Vi è una rinascita virulenta dei movimenti fascisti e neo nazisti, in particolare nei Paesi del cosiddetto ex blocco sovietico. Dobbiamo constatare una crescita allarmante dei partiti della destra antisemita razzista e xenofoba. E correlativamente il crollo dei partiti di sinistra. Il Labour in Inghilterra, l’SPD in Germania e i socialisti francesi hanno avuto tutti un risultato elettorale sotto il 20%. Il nostro Partito Democratico, con il suo 26%, nel confronto fa la figura del gigante. Dunque le difficoltà della nostra sinistra non sono originate dalla sua interna litigiosità, dalla mancanza di dirigenti carismatici, dai micropersonalismi che la impacciano. Anzi, direi che questi vizi sono più la conseguenza che la causa della crisi della sinistra. Intendo tutta la sinistra, il Partito Democratico ma anche quella realtà, circa il 10%, che con esso non si identifica, e soffre delle stesse identiche patologie, persino in misura più accentuata e devastante.

Le cause sono altre. Sono profonde e vaste ed operano su tutto il continente. Risiedono nella natura e gravità dei problemi del mondo contemporaneo. Crisi economica, immigrazione dal terzo mondo, contagio fra diverse civiltà, limiti dell’ambiente naturale: dinanzi a questi problemi la destra propone risposte contrarie ai principi della nostra civiltà cristiano-illuminista e tali che non risolvono i problemi, anzi li aggravano. Però trovano consensi.

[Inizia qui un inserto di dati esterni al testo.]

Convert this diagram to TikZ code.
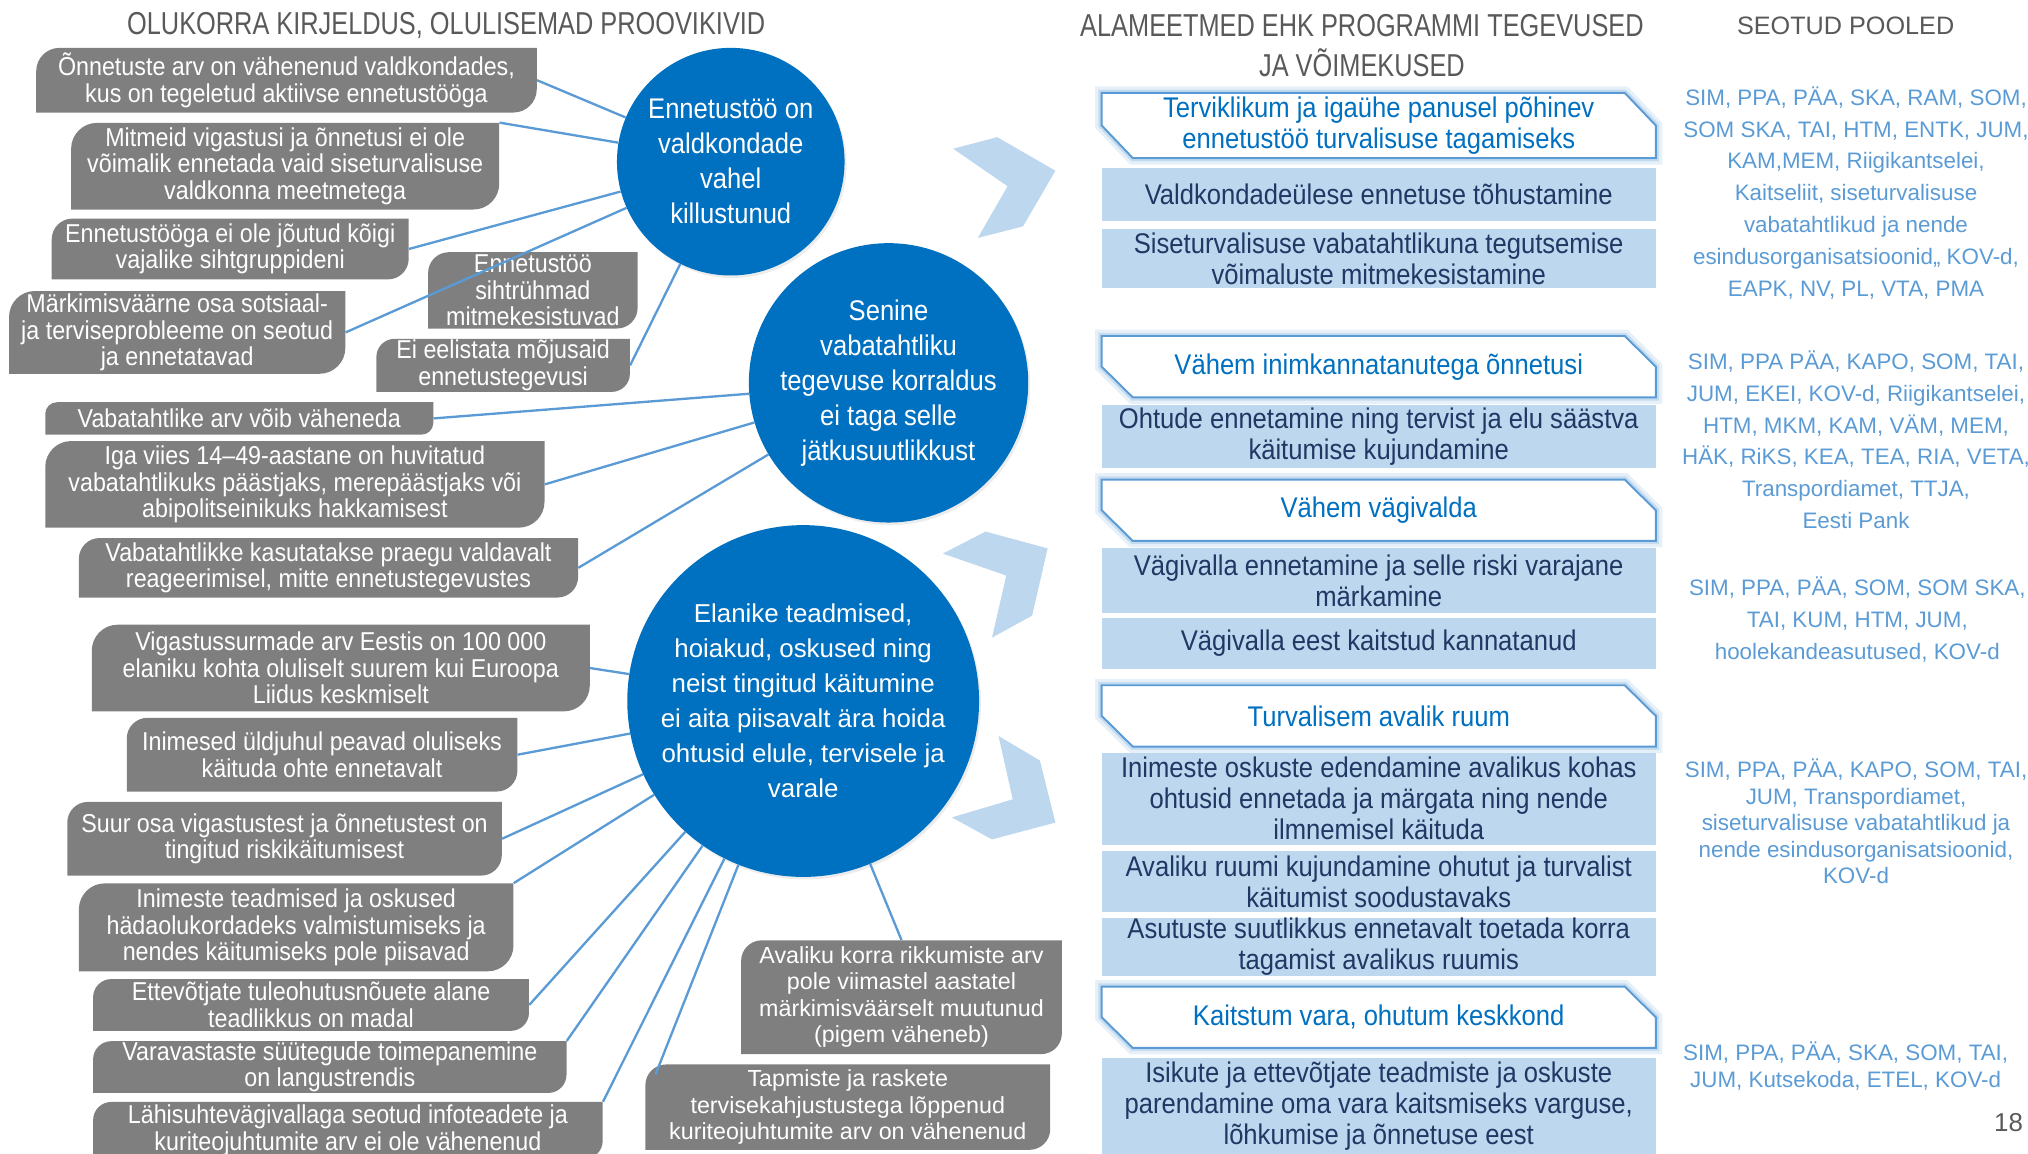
\documentclass[tikz,border=0pt]{standalone}
\usepackage{fontspec}
\setmainfont{Liberation Sans}
\newfontfamily\narrowfont[FakeStretch=0.9]{Liberation Sans}
\newfontfamily\headfont[FakeStretch=0.8]{Liberation Sans}
\usetikzlibrary{calc,backgrounds,shadows}

\definecolor{boxgray}{HTML}{7F7F7F}
\definecolor{circblue}{HTML}{0070C0}
\definecolor{linkblue}{HTML}{5B9BD5}
\definecolor{paleblue}{HTML}{BDD7EE}
\definecolor{navy}{HTML}{1F3864}
\definecolor{headgray}{HTML}{595959}
\definecolor{glowblue}{HTML}{9DC3E6}

\tikzset{
  headline/.style={text=headgray, inner sep=0pt, align=center, font=\headfont\fontsize{24.5}{31}\selectfont},
  case/.style={text=white, inner sep=0pt, align=center, font=\narrowfont\fontsize{20}{20.5}\selectfont,
    path picture={\fill[boxgray] (path picture bounding box.south west)
      -- ([yshift=-#1]path picture bounding box.north west) arc[start angle=180, end angle=90, radius=#1]
      -- (path picture bounding box.north east)
      -- ([yshift=#1]path picture bounding box.south east) arc[start angle=0, end angle=-90, radius=#1]
      -- cycle;}},
  case/.default=16pt,
  fact/.style={case, font=\fontsize{18}{20.5}\selectfont},
  issue/.style={circle, fill=circblue, text=white, inner sep=0pt, align=center,
    font=\narrowfont\fontsize{22}{27}\selectfont,
    drop shadow={opacity=0.15, shadow xshift=1.5pt, shadow yshift=-2pt}},
  task/.style={fill=paleblue, text=navy, inner sep=0pt, align=center, minimum width=428,
    font=\narrowfont\fontsize{22}{24}\selectfont},
  goal/.style={text=circblue, inner sep=0pt, align=center, minimum width=428,
    font=\narrowfont\fontsize{22}{24}\selectfont},
  flag/.style={fill=white, draw=linkblue, line width=1.5pt,
    preaction={draw=glowblue, line width=10pt, opacity=0.25},
    preaction={draw=glowblue, line width=5pt, opacity=0.45}},
  party/.style={text=linkblue, inner sep=0pt, align=center, font=\fontsize{17.3}{24.6}\selectfont},
  link/.style={draw=linkblue, line width=1.8pt},
  hint/.style={fill=paleblue},
}

\begin{document}
\begin{tikzpicture}[x=1pt, y=-1pt]
\useasboundingbox (0,0) rectangle (1568,892);

% headings
\node[headline] (head1) at (345,20) {OLUKORRA KIRJELDUS, OLULISEMAD PROOVIKIVID};
\node[headline] (head2) at (1053,35) {ALAMEETMED EHK PROGRAMMI TEGEVUSED\\JA VÕIMEKUSED};
\node[headline, font=\fontsize{19.5}{24}\selectfont] (head3) at (1427,20) {SEOTUD POOLED};

% problems
\node[issue, minimum size=176] (c1) at (565,125) {Ennetustöö on\\valdkondade\\vahel\\killustunud};
\node[issue, minimum size=216] (c2) at (687,296) {Senine\\vabatahtliku\\tegevuse korraldus\\ei taga selle\\jätkusuutlikkust};
\node[issue, minimum size=272, font=\fontsize{20}{27}\selectfont] (c3) at (621,542) {Elanike teadmised,\\hoiakud, oskused ning\\neist tingitud käitumine\\ei aita piisavalt ära hoida\\ohtusid elule, tervisele ja\\varale};

% challenges
\node[case=18pt, minimum width=387, minimum height=50] (b1) at (221.5,62) {Õnnetuste arv on vähenenud valdkondades,\\kus on tegeletud aktiivse ennetustööga};
\node[case=20pt, minimum width=331, minimum height=67] (b2) at (220.5,128.5) {Mitmeid vigastusi ja õnnetusi ei ole\\võimalik ennetada vaid siseturvalisuse\\valdkonna meetmetega};
\node[case, minimum width=276, minimum height=47] (b3) at (178,192.5) {Ennetustööga ei ole jõutud kõigi\\vajalike sihtgruppideni};
\node[case=20pt, minimum width=260, minimum height=64] (b4) at (137,257) {Märkimisväärne osa sotsiaal-\\ja terviseprobleeme on seotud\\ja ennetatavad};
\node[case, minimum width=162, minimum height=59] (b5) at (412,224.5) {Ennetustöö\\sihtrühmad\\mitmekesistuvad};
\node[case=14pt, minimum width=196, minimum height=41] (b6) at (389,282.5) {Ei eelistata mõjusaid\\ennetustegevusi};
\node[case=9pt, minimum width=300, minimum height=25] (b7) at (185,323.5) {Vabatahtlike arv võib väheneda};
\node[case=20pt, minimum width=386, minimum height=67] (b8) at (228,374.5) {Iga viies 14–49-aastane on huvitatud\\vabatahtlikuks päästjaks, merepäästjaks või\\abipolitseinikuks hakkamisest};
\node[case, minimum width=386, minimum height=46] (b9) at (254,439) {Vabatahtlikke kasutatakse praegu valdavalt\\reageerimisel, mitte ennetustegevustes};
\node[case=20pt, minimum width=385, minimum height=67] (b10) at (263.5,516.5) {Vigastussurmade arv Eestis on 100 000\\elaniku kohta oluliselt suurem kui Euroopa\\Liidus keskmiselt};
\node[case, minimum width=302, minimum height=57] (b11) at (249,583.5) {Inimesed üldjuhul peavad oluliseks\\käituda ohte ennetavalt};
\node[case, minimum width=336, minimum height=57] (b12) at (220,648.5) {Suur osa vigastustest ja õnnetustest on\\tingitud riskikäitumisest};
\node[case=20pt, minimum width=336, minimum height=68] (b13) at (229,717) {Inimeste teadmised ja oskused\\hädaolukordadeks valmistumiseks ja\\nendes käitumiseks pole piisavad};
\node[case=14pt, minimum width=337, minimum height=40] (b14) at (240.5,777) {Ettevõtjate tuleohutusnõuete alane\\teadlikkus on madal};
\node[case=14pt, minimum width=366, minimum height=40] (b15) at (255,825) {Varavastaste süütegude toimepanemine\\on langustrendis};
\node[case=14pt, minimum width=394, minimum height=44] (b16) at (269,874) {Lähisuhtevägivallaga seotud infoteadete ja\\kuriteojuhtumite arv ei ole vähenenud};
\node[fact=18pt, minimum width=248, minimum height=88] (b17) at (697,771) {Avaliku korra rikkumiste arv\\pole viimastel aastatel\\märkimisväärselt muutunud\\(pigem väheneb)};
\node[fact=18pt, minimum width=313, minimum height=66] (b18) at (655.5,856) {Tapmiste ja raskete\\tervisekahjustustega lõppenud\\kuriteojuhtumite arv on vähenenud};

% links to problems
\draw[link] (b1.east) -- (c1);
\draw[link] (b2.north east) -- (c1);
\draw[link] (b3.east) -- (c1);
\draw[link] (b4.east) -- (c1);
\draw[link] (b6.east) -- (c1);
\draw[link] (b7.east) -- (c2);
\draw[link] (b8.east) -- (c2);
\draw[link] (b9.east) -- (c2);
\draw[link] (b10.east) -- (c3);
\draw[link] (b11.east) -- (c3);
\draw[link] (b12.east) -- (c3);
\draw[link] (b13.north east) -- (c3);
\draw[link] (b14.east) -- (c3);
\draw[link] (b15.north east) -- (c3);
\draw[link] (b16.north east) -- (c3);
\draw[link] (b17.north) -- (c3);
\draw[link] ([shift={(8,8)}]b18.north west) -- (c3);

% chevrons
\fill[hint] (737,115) -- (771,106) -- (816,132) -- (791,175) -- (756,184) -- (779,144) -- cycle;
\fill[hint] (729,428) -- (762,411) -- (810,424) -- (798,476) -- (767,493) -- (778,445) -- cycle;
\fill[hint] (772,569) -- (804,588) -- (816,636) -- (767,649) -- (736,632) -- (783,618) -- cycle;

% measures
\node[goal, minimum height=50] (h1) at (1066,97) {Terviklikum ja igaühe panusel põhinev\\ennetustöö turvalisuse tagamiseks};
\node[task, minimum height=41] (r1) at (1066,150.5) {Valdkondadeülese ennetuse tõhustamine};
\node[task, minimum height=46] (r2) at (1066,200) {Siseturvalisuse vabatahtlikuna tegutsemise\\võimaluste mitmekesistamine};
\node[goal, minimum height=47] (h2) at (1066,283.5) {Vähem inimkannatanutega õnnetusi};
\node[task, minimum height=49] (r3) at (1066,337.5) {Ohtude ennetamine ning tervist ja elu säästva\\käitumise kujundamine};
\node[goal, minimum height=47] (h3) at (1066,394.5) {Vähem vägivalda};
\node[task, minimum height=50] (r4) at (1066,449) {Vägivalla ennetamine ja selle riski varajane\\märkamine};
\node[task, minimum height=39] (r5) at (1066,497.5) {Vägivalla eest kaitstud kannatanud};
\node[goal, minimum height=47] (h4) at (1066,553.5) {Turvalisem avalik ruum};
\node[task, minimum height=71] (r6) at (1066,617.5) {Inimeste oskuste edendamine avalikus kohas\\ohtusid ennetada ja märgata ning nende\\ilmnemisel käituda};
\node[task, minimum height=47] (r7) at (1066,681.5) {Avaliku ruumi kujundamine ohutut ja turvalist\\käitumist soodustavaks};
\node[task, minimum height=44] (r8) at (1066,732) {Asutuste suutlikkus ennetavalt toetada korra\\tagamist avalikus ruumis};
\node[goal, minimum height=47] (h5) at (1066,786.5) {Kaitstum vara, ohutum keskkond};
\node[task, minimum height=74] (r9) at (1066,855) {Isikute ja ettevõtjate teadmiste ja oskuste\\parendamine oma vara kaitsmiseks varguse,\\lõhkumise ja õnnetuse eest};

\begin{scope}[on background layer]
  \foreach \g in {h1,h2,h3,h4,h5}
    \filldraw[flag] (\g.north west) -- ($(\g.north east)+(-24,0)$) -- (\g.east) -- (\g.south east)
      -- ($(\g.south west)+(24,0)$) -- (\g.west) -- cycle;
\end{scope}

% parties
\node[party] (p1) at (1435,149) {SIM, PPA, PÄA, SKA, RAM, SOM,\\SOM SKA, TAI, HTM, ENTK, JUM,\\KAM,MEM, Riigikantselei,\\Kaitseliit, siseturvalisuse\\vabatahtlikud ja nende\\esindusorganisatsioonid,, KOV-d,\\EAPK, NV, PL, VTA, PMA};
\node[party] (p2) at (1435,340) {SIM, PPA PÄA, KAPO, SOM, TAI,\\JUM, EKEI, KOV-d, Riigikantselei,\\HTM, MKM, KAM, VÄM, MEM,\\HÄK, RiKS, KEA, TEA, RIA, VETA,\\Transpordiamet, TTJA,\\Eesti Pank};
\node[party] (p3) at (1436,479) {SIM, PPA, PÄA, SOM, SOM SKA,\\TAI, KUM, HTM, JUM,\\hoolekandeasutused, KOV-d};
\node[party, font=\fontsize{17.3}{20.5}\selectfont] (p4) at (1435,635) {SIM, PPA, PÄA, KAPO, SOM, TAI,\\JUM, Transpordiamet,\\siseturvalisuse vabatahtlikud ja\\nende esindusorganisatsioonid,\\KOV-d};
\node[party, font=\fontsize{17.3}{21}\selectfont] (p5) at (1427,824) {SIM, PPA, PÄA, SKA, SOM, TAI,\\JUM, Kutsekoda, ETEL, KOV-d};

\node[text=headgray, inner sep=0pt, font=\fontsize{20}{24}\selectfont] (pg) at (1553,868) {18};
\end{tikzpicture}
\end{document}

Le soluzioni giuste ed efficaci a questi problemi sono oggettivamente difficili da attuare e soggettivamente ostiche da far accettare dal corpo elettorale. Esse si scontrano con due ostacoli di natura strutturale.

La struttura economica internazionale che sfugge al controllo della politica. Le enormi masse di denaro che galleggiano improduttive nei mercati finanziari potrebbero utilmente essere impiegate nei luoghi da dove proviene l’immigrazione. Ma chi ne può disporre non lo farà mai. La capacità produttiva sovradimensionata di settori importanti dell’economia, da cui deriva il consumismo, dà segni di crisi insanabile (le fabbriche di automobili) ed esige processi di conversione che i governi dei singoli Stati non hanno il potere di imporre.
La struttura culturale dei nostri popoli è infarcita di falsi valori. La sobrietà è definita pauperismo. Il rispetto della legalità è sprezzantemente chiamato giustizialismo. L’imperativo etico diventa moralismo. Il tutto sommerso da una incontenibile frenesia di consumismo. È incredibile, ma questa sottocultura ha contaminato anche vasti settori dei ceti poveri.

Far passare una diversa cultura ed un diverso indirizzo dell’economia è un’impresa assai ardua. Fino ad oggi in Europa nemmeno tentata.
La sinistra al potere lo è paradossalmente nel più grande e potente stato del mondo: gli Stati Uniti d’America. Ed anche lì vediamo quanto fatichi il presidente Obama a tradurre in fatti concreti le sue idee. L’Europa avrebbe l’occasione di dargli una mano per propiziare la nascita di un governo del mondo, attraverso il quale la politica possa mitigare gli effetti perversi del libero mercato.

Ma l’Europa di oggi temo che non sia nemmeno consapevole di questa sua grande occasione. Figurarsi l’Italia.